Yesterday, my husband and I decided it was a great evening to barbeque hamburgers for dinner. We packed up everything we would need, including the dog, and walked over to the park across the street to enjoy a casual, outdoor meal.
I didn't realize how windy it was until I tried keeping the picnic tablecloth on the table. Pretty quickly, our condiments became tablecloth holders and it worked well enough so that we didn't have to sit on top of it to keep it in place. With that done, I was able to sit and chill and notice my surroundings.
What I noticed were the palm trees swaying effortlessly as the wind kicked up. It is amazing how far the trees can bend and move with the wind without toppling over. In fact, I've often seen palm trees being blown about when the news shows big storms like hurricanes. They're always still standing once the big storm is over.
Navigating day to day life can sometimes leave me feeling blown about. What I'm coming to believe is the more I am flexible and go with the flow - with the way the winds blows - the more I benefit from these events.
It's when I fight and rail against circumstances that it gets harder to move through them.
So, I am grateful for the inspiration I find in the palm trees. I've noticed more and more of the trees in my neighborhood and I've decided to say a soft "thank you" when I see one. I'll use it as a reminder to relax and move effortlessly with the breeze.
(taken from The Alchemist by Paulo Coelho)
"Continue in the direction of the Pyramids", said the alchemist. "And continue to pay heed to the omens. Your heart is still capable of showing you where the treasure is."
"Is that the one thing I still need to know?"
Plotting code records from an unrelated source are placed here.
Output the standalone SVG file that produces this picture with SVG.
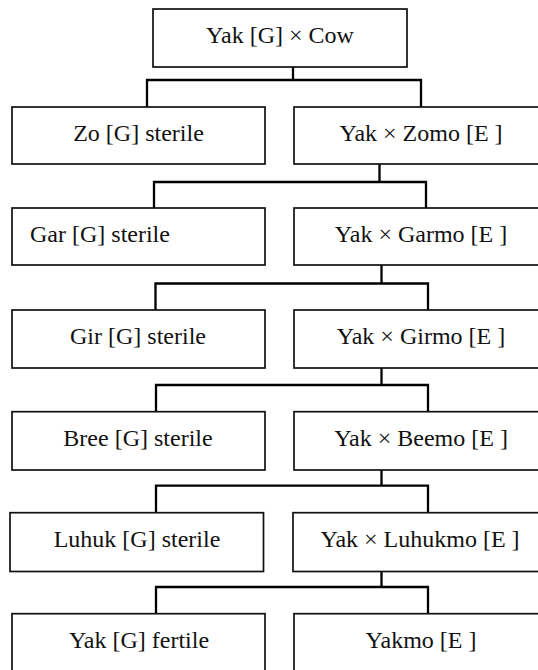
<svg xmlns="http://www.w3.org/2000/svg" width="538" height="670" viewBox="0 0 538 670">
<style>
.box{fill:#fff;stroke:#111;stroke-width:1.7}
.t{font-family:'Liberation Serif','Times New Roman',serif;font-size:24px;fill:#111;text-anchor:middle}
.conn{fill:none;stroke:#000;stroke-width:2.3}
</style>
<rect width="538" height="670" fill="#fff"/>
<g id="connectors">
<path class="conn" d="M293 67V80M147 107V80H421V107"/>
<path class="conn" d="M379.5 164V182M154 208V182H426V208"/>
<path class="conn" d="M381.5 265V283.5M155.5 310V283.5H428V310"/>
<path class="conn" d="M381.5 368V385M156 411.7V385H428V411.7"/>
<path class="conn" d="M381.5 470V485.7M156 512.7V485.7H428V512.7"/>
<path class="conn" d="M381.5 571.5V587M156 613.7V587H428V613.7"/>
</g>
<g id="n0"><rect class="box" x="153" y="9" width="254" height="58"/><text class="t" x="280" y="43">Yak [G] × Cow</text></g>
<g id="n1"><rect class="box" x="12" y="107" width="253" height="57"/><text class="t" x="138.5" y="141">Zo [G] sterile</text></g>
<g id="n2"><rect class="box" x="294" y="107" width="254" height="57"/><text class="t" x="421" y="141">Yak × Zomo [E ]</text></g>
<g id="n3"><rect class="box" x="12" y="208" width="253" height="57"/><text class="t" x="30" y="242" style="text-anchor:start">Gar [G] sterile</text></g>
<g id="n4"><rect class="box" x="294" y="208" width="254" height="57"/><text class="t" x="421" y="242">Yak × Garmo [E ]</text></g>
<g id="n5"><rect class="box" x="12" y="310" width="253" height="58"/><text class="t" x="138" y="344">Gir [G] sterile</text></g>
<g id="n6"><rect class="box" x="294" y="310" width="254" height="58"/><text class="t" x="421" y="344">Yak × Girmo [E ]</text></g>
<g id="n7"><rect class="box" x="12" y="411.7" width="253" height="58.3"/><text class="t" x="138" y="446">Bree [G] sterile</text></g>
<g id="n8"><rect class="box" x="294" y="411.7" width="254" height="58.3"/><text class="t" x="421" y="446">Yak × Beemo [E ]</text></g>
<g id="n9"><rect class="box" x="10" y="512.7" width="253.5" height="58.8"/><text class="t" x="137" y="547">Luhuk [G] sterile</text></g>
<g id="n10"><rect class="box" x="293" y="512.7" width="255" height="58.8"/><text class="t" x="420" y="547">Yak × Luhukmo [E ]</text></g>
<g id="n11"><rect class="box" x="12" y="613.7" width="253" height="62"/><text class="t" x="139" y="648">Yak [G] fertile</text></g>
<g id="n12"><rect class="box" x="294" y="613.7" width="254" height="62"/><text class="t" x="421" y="648">Yakmo [E ]</text></g>
</svg>
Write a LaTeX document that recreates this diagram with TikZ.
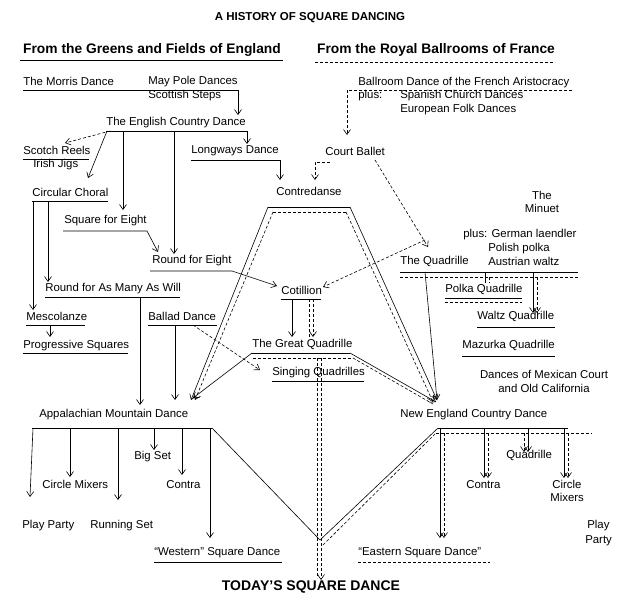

"No", the alchemist answered. "What you still need to know if this: before a dream is realized, the Soul of the World tests everything that was learned along the way. It does this not because it is evil, but so that we can, in addition to realizing our dreams, master the lessons we've learned as we've moved toward that dream. That's the point at which, as we say in the language of the desert, one 'dies of thirst just before the palm trees appear on the horizon.'
"Every search begins with beginner's luck. And every search ends with the victors being severely tested."